Question

The center of the ellipse \( 4x^2 + y^2 - 8x + 4y - 8 = 0 \) is:

• A. \( (0, 2) \)
• B. \( (2, -1) \)
• C. \( (2, 1) \)
• D. \( (1, 2) \)
• E. \( (1, -2) \)

Hint:

A faster way to find the center \( (h, k) \) of a conic \( f(x, y) = 0 \) is to solve the partial derivatives: \( \frac{\partial f}{\partial x} = 0 \) and \( \frac{\partial f}{\partial y} = 0 \). Here, \( 8x - 8 = 0 \implies x = 1 \) and \( 2y + 4 = 0 \implies y = -2 \).

Answer 1

Answer: (E)

Concept: The standard equation of an ellipse is \( \frac{(x-h)^2}{a^2} + \frac{(y-k)^2}{b^2} = 1 \), where \( (h, k) \) is the center of the ellipse. To find the center from a general equation, we use the process of completing the square for both the \( x \) and \( y \) variables. This groups the linear and quadratic terms into squared binomials.

Step 1: Group terms and prepare for completing the square.
Rearrange the equation by grouping \( x \) and \( y \) terms together and moving the constant to the other side: \[ (4x^2 - 8x) + (y^2 + 4y) = 8 \] Factor out the leading coefficient from the \( x \) group: \[ 4(x^2 - 2x) + (y^2 + 4y) = 8 \]

Step 2: Complete the squares and identify the center.
To complete the square for \( x^2 - 2x \), add \( (\frac{-2}{2})^2 = 1 \) inside the parenthesis.

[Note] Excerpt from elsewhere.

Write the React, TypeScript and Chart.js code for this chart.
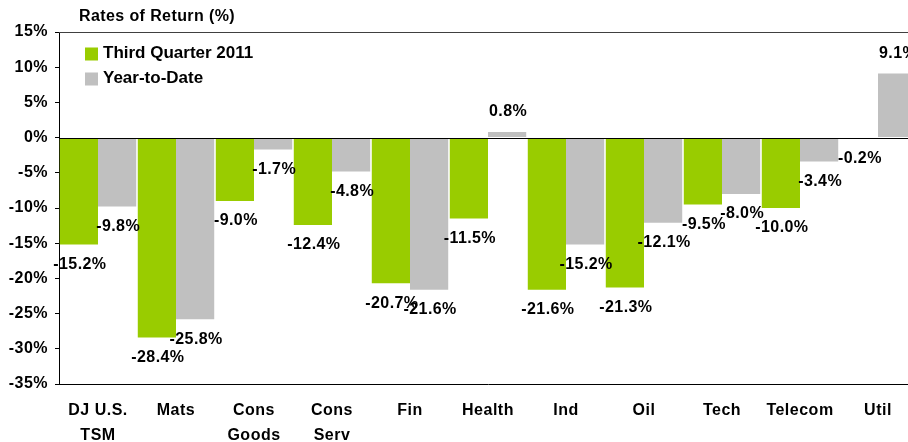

To complete the square for \( y^2 + 4y \), add \( (\frac{4}{2})^2 = 4 \). Remember to add the corresponding values to the right side of the equation to maintain equality: \[ 4(x^2 - 2x + 1) + (y^2 + 4y + 4) = 8 + 4(1) + 4 \] \[ 4(x - 1)^2 + (y + 2)^2 = 16 \] Rewriting in the standard form \( \frac{(x - 1)^2}{4} + \frac{(y + 2)^2}{16} = 1 \). Comparing this to \( \frac{(x-h)^2}{a^2} + \frac{(y-k)^2}{b^2} = 1 \), we identify: \( h = 1 \) and \( k = -2 \). The center is \( (1, -2) \).